Uno dei piatti più sostanziosi e tipici della cucina abruzzese d’altri tempi è la minestra di ceci e castagne, che nella tradizione aquilana dei cibi rituali delle feste apriva il cenone della vigilia di Natale. Ma l’origine del piatto di magro "Cicera atque castanae" è ben più antica, come rivela un trattato di cucina in uso presso la corte napoletana dei D’Angiò. Anche per la realizzazione di questo piatto si parte da ingredienti tipici provenienti dalla montagna aquilana: ceci di Navelli (tenuti a mollo per una notte e lessati) e marroni (da abbrustolire, sbucciare e rompere in pezzi). Per amalgamare la zuppa di ceci e castagne si prepara un sugo finto al pomodoro, olio, sale, aglio e rosmarino e vi si lasciano insaporire per alcuni minuti i due ingredienti di base precedentemente cotti.

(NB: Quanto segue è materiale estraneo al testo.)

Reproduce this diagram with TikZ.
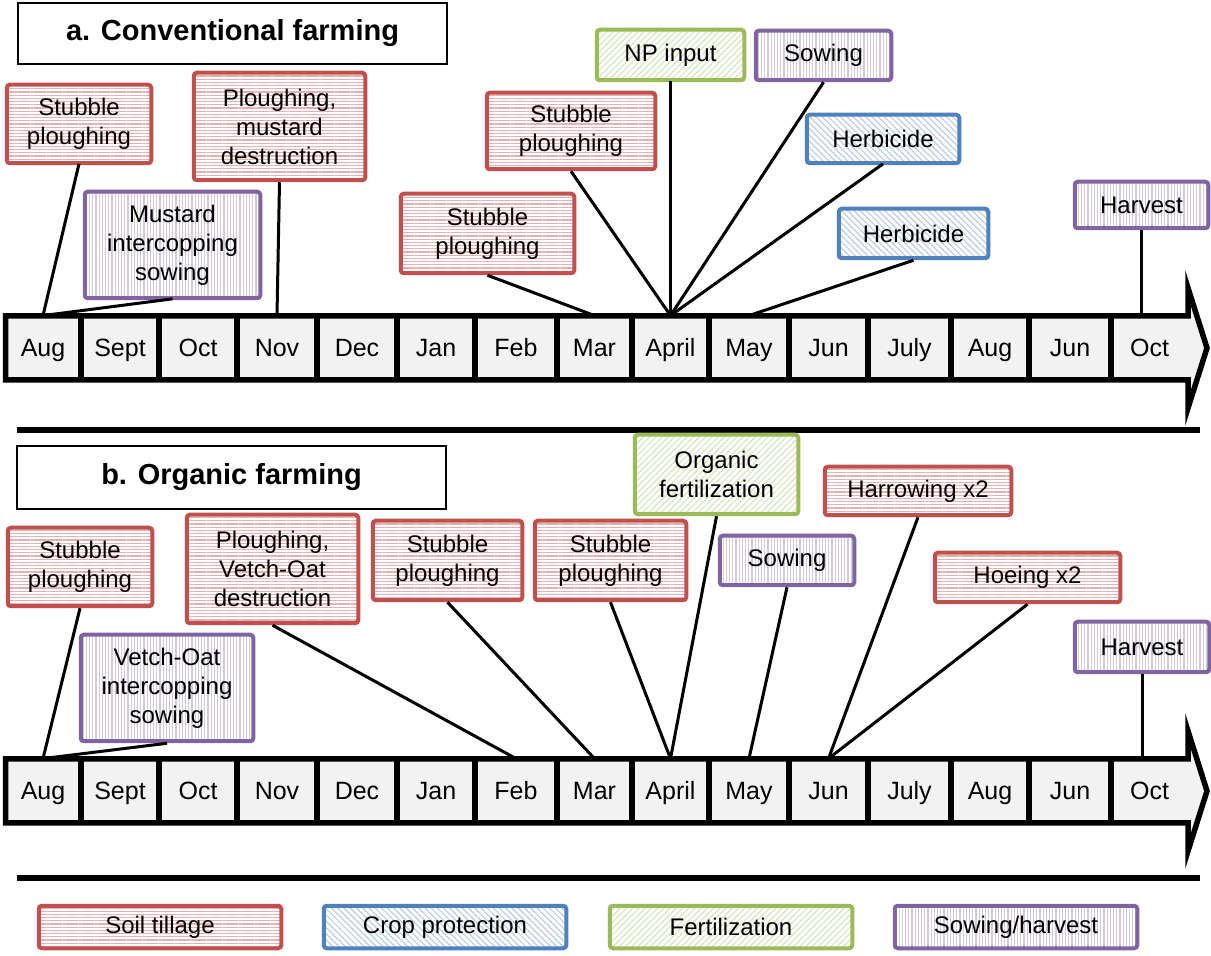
\documentclass[tikz,border=0pt]{standalone}
\usepackage{fontspec}
\setmainfont{Liberation Sans}
\usepackage{xcolor}
\usetikzlibrary{patterns.meta}

\definecolor{tillred}{HTML}{C0504D}
\definecolor{protblue}{HTML}{4F81BD}
\definecolor{fertgreen}{HTML}{9BBB59}
\definecolor{sowpurple}{HTML}{8064A2}
\definecolor{cellgray}{HTML}{F2F2F2}

\begin{document}
\begin{tikzpicture}[
  x=0.5pt, y=-0.5pt,
  evt/.style={
    draw,
    line width=2pt,
    rounded corners=1.5pt,
    align=center,
    inner sep=1pt,
    font=\fontsize{12}{14.5}\selectfont
  },
  boxsize/.style 2 args={minimum width=#1pt, minimum height=#2pt},
  tillage/.style={evt, draw=tillred,
    pattern={Lines[angle=0,distance=1.6pt,line width=0.6pt]}, pattern color=tillred!45},
  protect/.style={evt, draw=protblue,
    pattern={Lines[angle=-45,distance=2.2pt,line width=0.6pt]}, pattern color=protblue!40},
  fert/.style={evt, draw=fertgreen,
    pattern={Lines[angle=45,distance=2.2pt,line width=0.6pt]}, pattern color=fertgreen!40},
  sowharv/.style={evt, draw=sowpurple,
    pattern={Lines[angle=90,distance=1.6pt,line width=0.6pt]}, pattern color=sowpurple!35},
  titlebox/.style={draw, line width=1pt, minimum width=214.5pt,
    font=\bfseries\fontsize{14.5}{17}\selectfont},
  month/.style={minimum height=32pt, inner sep=0pt, text height=9pt, text depth=0.5pt,
    font=\fontsize{12.5}{15}\selectfont},
  timeline/.style={draw, fill=cellgray, line width=2.75pt, line join=miter},
  divider/.style={line width=2.75pt},
  link/.style={line width=1.5pt},
  sepline/.style={line width=3pt}
]
  \useasboundingbox (0,0) rectangle (1211,956);

  % the two time axes
  \foreach \p/\y in {a/348,b/791}{
    \draw[timeline] (5.5,\y-32) -- (1188,\y-32) -- (1188,\y-60) -- (1207,\y)
      -- (1188,\y+60) -- (1188,\y+32) -- (5.5,\y+32) -- cycle;
    \foreach \x in {81,159,237,317,397,475,557,632,709,789,868,951,1029,1111}
      \draw[divider] (\x,\y-32) -- (\x,\y+32);
    \foreach \m/\n/\c in {Aug/aug/43,Sept/sep/120,Oct/oct/198,Nov/nov/277,
        Dec/dec/357,Jan/jan/436,Feb/feb/516,Mar/mar/594.5,April/apr/670.5,
        May/may/749,Jun/jun/828.5,July/jul/909.5,Aug/aug2/990,Jun/jun2/1070,
        Oct/oct2/1149.5}
      \node[month] (\p-\n) at (\c,\y) {\m};
  }

  % a. conventional farming
  \node[titlebox, minimum height=30.5pt] (titleA) at (232.5,33.5) {a. Conventional farming};
  \node[tillage, boxsize={72.25}{39.25}] (a1) at (79,124) {Stubble\\ploughing};
  \node[sowharv, boxsize={87.75}{53.25}] (a2) at (172.5,245) {Mustard\\intercopping\\sowing};
  \node[tillage, boxsize={85.75}{53.75}] (a3) at (279.5,126.5) {Ploughing,\\mustard\\destruction};
  \node[tillage, boxsize={86.75}{39.75}] (a4) at (487.5,233.5) {Stubble\\ploughing};
  \node[tillage, boxsize={84.25}{38.25}] (a5) at (571,131) {Stubble\\ploughing};
  \node[fert, boxsize={73.75}{25.25}] (a6) at (670.5,55) {NP input};
  \node[sowharv, boxsize={67.75}{24.75}] (a7) at (823.5,55.5) {Sowing};
  \node[protect, boxsize={76.25}{24.25}] (a8) at (883,139) {Herbicide};
  \node[protect, boxsize={74.75}{24.75}] (a9) at (913.5,233.5) {Herbicide};
  \node[sowharv, boxsize={66.75}{23.25}] (a10) at (1141.5,205) {Harvest};

  \draw[link] (a1.south) -- (a-aug.north);
  \draw[link] (a2.south) -- (a-aug.north);
  \draw[link] (a3.south) -- (a-nov.north);
  \draw[link] (a4.south) -- (a-mar.north);
  \draw[link] (a5.south) -- (a-apr.north);
  \draw[link] (a6.south) -- (a-apr.north);
  \draw[link] (a7.south) -- (a-apr.north);
  \draw[link] (a8.south) -- (a-apr.north);
  \draw[link] (a9.south) -- (a-may.north);
  \draw[link] (a10.south) -- (a10.south |- a-oct2.north);

  \draw[sepline] (17,430) -- (1200,430);

  % b. organic farming
  \node[titlebox, minimum height=31.5pt] (titleB) at (231.5,477.5) {b. Organic farming};
  \node[tillage, boxsize={72.25}{39.25}] (b1) at (80,567) {Stubble\\ploughing};
  \node[sowharv, boxsize={86.25}{53.25}] (b2) at (167,688) {Vetch-Oat\\intercopping\\sowing};
  \node[tillage, boxsize={85.75}{54.25}] (b3) at (272.5,569) {Ploughing,\\Vetch-Oat\\destruction};
  \node[tillage, boxsize={74.75}{39.75}] (b4) at (447.5,560.5) {Stubble\\ploughing};
  \node[tillage, boxsize={75.75}{39.75}] (b5) at (610.5,560.5) {Stubble\\ploughing};
  \node[fert, boxsize={81.75}{39.75}] (b6) at (716.5,474.5) {Organic\\fertilization};
  \node[sowharv, boxsize={67.25}{24.75}] (b7) at (787,560.5) {Sowing};
  \node[tillage, boxsize={93.25}{24.25}] (b8) at (918,491) {Harrowing x2};
  \node[tillage, boxsize={92.75}{24.75}] (b9) at (1027.5,577.5) {Hoeing x2};
  \node[sowharv, boxsize={67.25}{25.25}] (b10) at (1142,647) {Harvest};

  \draw[link] (b1.south) -- (b-aug.north);
  \draw[link] (b2.south) -- (b-aug.north);
  \draw[link] (b3.south) -- (b-feb.north);
  \draw[link] (b4.south) -- (b-mar.north);
  \draw[link] (b5.south) -- (b-apr.north);
  \draw[link] (b6.south) -- (b-apr.north);
  \draw[link] (b7.south) -- (b-may.north);
  \draw[link] (b8.south) -- (b-jun.north);
  \draw[link] (b9.south) -- (b-jun.north);
  \draw[link] (b10.south) -- (b10.south |- b-oct2.north);

  \draw[sepline] (17,878) -- (1200,878);

  % legend
  \node[tillage, boxsize={121.25}{21.25}] (legTill) at (160,927) {Soil tillage};
  \node[protect, boxsize={121.25}{21.25}] (legProt) at (445,927) {Crop protection};
  \node[fert, boxsize={121.25}{21.25}] (legFert) at (731,927) {Fertilization};
  \node[sowharv, boxsize={121.25}{21.25}] (legSow) at (1016,927) {Sowing/harvest};
\end{tikzpicture}
\end{document}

Lenticchie, ceci, fagioli, fave, piselli e farro in chicchi primeggiano tra gli innumerevoli ingredienti del minestrone abruzzese per eccellenza, le virtù, piatto unico, ricco di folclore e tradizione. Le Virtù sono il piatto fatidico del primo maggio, la cui ricchezza era tradizionalmente legata alla pulitura della madia che la massaia faceva il giorno prima, il 30 del mese di aprile, data considerata spartiacque tra la fine di un ciclo agrario e l’altro, tra i rigori (anche alimentari) dell’inverno ormai concluso e l’arrivo della più feconda e generosa primavera. Di conseguenza gli ingredienti impiegati nella preparazione saranno secchi e freschi, magari in numero di sette, a ricordo del tradizionale cenone della vigilia di Natale in cui si consumano sette pietanze, o in omaggio all’altrettanto tradizionale pasto della trebbiatura. Tra i legumi secchi saranno i fagioli borlotti, i ceci e le lenticchie (da mettere a mollo la sera prima e lessare separatamente); tra i freschi, i piselli e le fave; il tutto in quantità di due pugnetti per tipo. Di verdure, in piccole quantità, figurano: zucchine, carote, patate, carciofi e , necessariamente, bietole, indivia, scarola, lattuga, verza. cavolfiore, cicoria, spinaci, finocchio. Il tutto in ridotte quantità. Tra spezie e aromi si contano: aglio, cipolla, maggio-rana, salvia, timo, sedano, prezzemolo, aneto, noce moscata, chiodi di garofano, pepe o peperoncino. Altri ingredienti sono: olio d’oliva (un bicchiere e mezzo), burro (50 g), prosciutto crudo (250 g), cotiche di maiale, carne macinata di manzo (250 g), lardo (100 g), pasta di grano duro corta (250 g), pasta fresca con 4 uova (400 g), qualche tortellino e qualche raviolo di carne, polpa di pomodoro (500 g).